WHAT IS BEING ASKED: Set down the data below without change, skipping the pictures it holds.

DATA LINES:

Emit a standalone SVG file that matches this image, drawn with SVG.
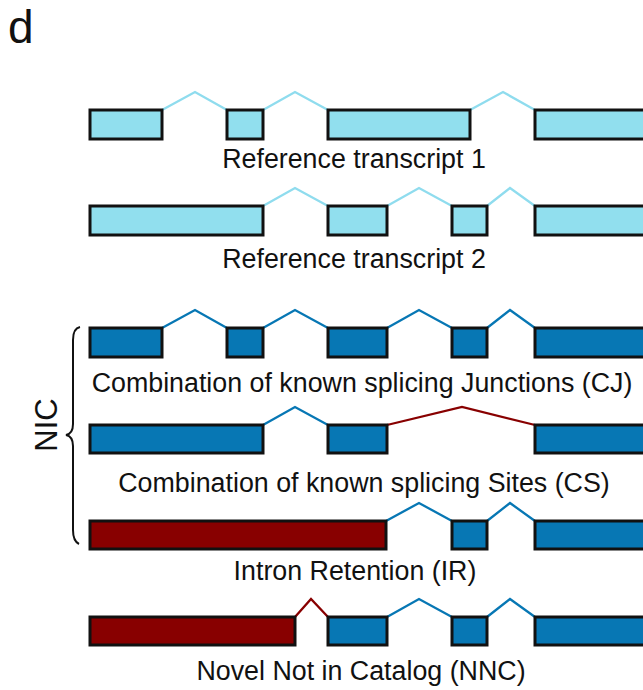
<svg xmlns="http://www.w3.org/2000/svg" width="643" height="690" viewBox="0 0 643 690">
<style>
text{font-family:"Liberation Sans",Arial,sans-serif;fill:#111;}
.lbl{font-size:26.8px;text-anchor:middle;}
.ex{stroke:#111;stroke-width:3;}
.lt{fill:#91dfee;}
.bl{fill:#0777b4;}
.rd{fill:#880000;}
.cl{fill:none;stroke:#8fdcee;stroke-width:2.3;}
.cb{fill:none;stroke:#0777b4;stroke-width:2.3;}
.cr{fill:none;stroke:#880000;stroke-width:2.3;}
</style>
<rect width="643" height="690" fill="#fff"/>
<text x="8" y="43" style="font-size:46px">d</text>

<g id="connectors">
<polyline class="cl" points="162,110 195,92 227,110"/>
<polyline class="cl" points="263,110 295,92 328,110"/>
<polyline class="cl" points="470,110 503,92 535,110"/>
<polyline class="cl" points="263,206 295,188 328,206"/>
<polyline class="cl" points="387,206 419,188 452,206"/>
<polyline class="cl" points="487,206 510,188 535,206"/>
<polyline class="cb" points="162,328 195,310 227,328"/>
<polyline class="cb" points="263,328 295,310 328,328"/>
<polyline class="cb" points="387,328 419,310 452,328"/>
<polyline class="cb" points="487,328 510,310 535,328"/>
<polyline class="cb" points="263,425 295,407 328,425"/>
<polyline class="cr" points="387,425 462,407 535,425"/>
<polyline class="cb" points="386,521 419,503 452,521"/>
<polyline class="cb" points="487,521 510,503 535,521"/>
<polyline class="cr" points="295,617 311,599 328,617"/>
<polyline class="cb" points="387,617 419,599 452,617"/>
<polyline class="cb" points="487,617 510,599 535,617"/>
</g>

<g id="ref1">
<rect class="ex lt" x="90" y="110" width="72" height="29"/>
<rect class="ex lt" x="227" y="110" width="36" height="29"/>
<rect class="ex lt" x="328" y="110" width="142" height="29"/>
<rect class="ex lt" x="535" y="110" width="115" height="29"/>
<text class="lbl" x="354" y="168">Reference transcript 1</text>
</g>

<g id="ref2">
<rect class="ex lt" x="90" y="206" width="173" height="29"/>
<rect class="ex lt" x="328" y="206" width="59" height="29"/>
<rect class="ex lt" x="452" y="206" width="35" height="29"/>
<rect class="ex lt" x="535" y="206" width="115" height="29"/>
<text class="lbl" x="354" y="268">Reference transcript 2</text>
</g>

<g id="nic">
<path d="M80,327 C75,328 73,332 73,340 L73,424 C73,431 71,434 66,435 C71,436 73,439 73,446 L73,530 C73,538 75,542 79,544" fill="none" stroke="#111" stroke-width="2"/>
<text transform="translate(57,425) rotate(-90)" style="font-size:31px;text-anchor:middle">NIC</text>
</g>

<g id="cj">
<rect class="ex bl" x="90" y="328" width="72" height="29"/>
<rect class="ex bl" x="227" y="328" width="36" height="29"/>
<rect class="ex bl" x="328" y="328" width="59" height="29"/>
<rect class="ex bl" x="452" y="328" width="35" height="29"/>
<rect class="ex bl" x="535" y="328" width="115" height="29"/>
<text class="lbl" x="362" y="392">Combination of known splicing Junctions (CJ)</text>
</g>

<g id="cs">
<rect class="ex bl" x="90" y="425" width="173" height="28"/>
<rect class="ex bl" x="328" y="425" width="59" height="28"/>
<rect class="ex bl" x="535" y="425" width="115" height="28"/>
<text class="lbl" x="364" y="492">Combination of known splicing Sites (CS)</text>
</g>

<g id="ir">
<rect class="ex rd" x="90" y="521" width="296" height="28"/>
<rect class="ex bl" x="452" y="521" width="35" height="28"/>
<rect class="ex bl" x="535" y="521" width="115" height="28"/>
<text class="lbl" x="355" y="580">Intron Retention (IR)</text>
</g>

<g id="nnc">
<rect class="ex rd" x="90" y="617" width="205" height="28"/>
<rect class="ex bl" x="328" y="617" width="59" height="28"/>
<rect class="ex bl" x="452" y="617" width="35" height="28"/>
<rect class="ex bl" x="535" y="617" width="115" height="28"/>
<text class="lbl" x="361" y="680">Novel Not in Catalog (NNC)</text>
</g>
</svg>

RESULT FOR THIS TASK:
Emit a standalone SVG file that matches this image, drawn with SVG.
<svg xmlns="http://www.w3.org/2000/svg" width="643" height="690" viewBox="0 0 643 690">
<style>
text{font-family:"Liberation Sans",Arial,sans-serif;fill:#111;}
.lbl{font-size:26.8px;text-anchor:middle;}
.ex{stroke:#111;stroke-width:3;}
.lt{fill:#91dfee;}
.bl{fill:#0777b4;}
.rd{fill:#880000;}
.cl{fill:none;stroke:#8fdcee;stroke-width:2.3;}
.cb{fill:none;stroke:#0777b4;stroke-width:2.3;}
.cr{fill:none;stroke:#880000;stroke-width:2.3;}
</style>
<rect width="643" height="690" fill="#fff"/>
<text x="8" y="43" style="font-size:46px">d</text>

<g id="connectors">
<polyline class="cl" points="162,110 195,92 227,110"/>
<polyline class="cl" points="263,110 295,92 328,110"/>
<polyline class="cl" points="470,110 503,92 535,110"/>
<polyline class="cl" points="263,206 295,188 328,206"/>
<polyline class="cl" points="387,206 419,188 452,206"/>
<polyline class="cl" points="487,206 510,188 535,206"/>
<polyline class="cb" points="162,328 195,310 227,328"/>
<polyline class="cb" points="263,328 295,310 328,328"/>
<polyline class="cb" points="387,328 419,310 452,328"/>
<polyline class="cb" points="487,328 510,310 535,328"/>
<polyline class="cb" points="263,425 295,407 328,425"/>
<polyline class="cr" points="387,425 462,407 535,425"/>
<polyline class="cb" points="386,521 419,503 452,521"/>
<polyline class="cb" points="487,521 510,503 535,521"/>
<polyline class="cr" points="295,617 311,599 328,617"/>
<polyline class="cb" points="387,617 419,599 452,617"/>
<polyline class="cb" points="487,617 510,599 535,617"/>
</g>

<g id="ref1">
<rect class="ex lt" x="90" y="110" width="72" height="29"/>
<rect class="ex lt" x="227" y="110" width="36" height="29"/>
<rect class="ex lt" x="328" y="110" width="142" height="29"/>
<rect class="ex lt" x="535" y="110" width="115" height="29"/>
<text class="lbl" x="354" y="168">Reference transcript 1</text>
</g>

<g id="ref2">
<rect class="ex lt" x="90" y="206" width="173" height="29"/>
<rect class="ex lt" x="328" y="206" width="59" height="29"/>
<rect class="ex lt" x="452" y="206" width="35" height="29"/>
<rect class="ex lt" x="535" y="206" width="115" height="29"/>
<text class="lbl" x="354" y="268">Reference transcript 2</text>
</g>

<g id="nic">
<path d="M80,327 C75,328 73,332 73,340 L73,424 C73,431 71,434 66,435 C71,436 73,439 73,446 L73,530 C73,538 75,542 79,544" fill="none" stroke="#111" stroke-width="2"/>
<text transform="translate(57,425) rotate(-90)" style="font-size:31px;text-anchor:middle">NIC</text>
</g>

<g id="cj">
<rect class="ex bl" x="90" y="328" width="72" height="29"/>
<rect class="ex bl" x="227" y="328" width="36" height="29"/>
<rect class="ex bl" x="328" y="328" width="59" height="29"/>
<rect class="ex bl" x="452" y="328" width="35" height="29"/>
<rect class="ex bl" x="535" y="328" width="115" height="29"/>
<text class="lbl" x="362" y="392">Combination of known splicing Junctions (CJ)</text>
</g>

<g id="cs">
<rect class="ex bl" x="90" y="425" width="173" height="28"/>
<rect class="ex bl" x="328" y="425" width="59" height="28"/>
<rect class="ex bl" x="535" y="425" width="115" height="28"/>
<text class="lbl" x="364" y="492">Combination of known splicing Sites (CS)</text>
</g>

<g id="ir">
<rect class="ex rd" x="90" y="521" width="296" height="28"/>
<rect class="ex bl" x="452" y="521" width="35" height="28"/>
<rect class="ex bl" x="535" y="521" width="115" height="28"/>
<text class="lbl" x="355" y="580">Intron Retention (IR)</text>
</g>

<g id="nnc">
<rect class="ex rd" x="90" y="617" width="205" height="28"/>
<rect class="ex bl" x="328" y="617" width="59" height="28"/>
<rect class="ex bl" x="452" y="617" width="35" height="28"/>
<rect class="ex bl" x="535" y="617" width="115" height="28"/>
<text class="lbl" x="361" y="680">Novel Not in Catalog (NNC)</text>
</g>
</svg>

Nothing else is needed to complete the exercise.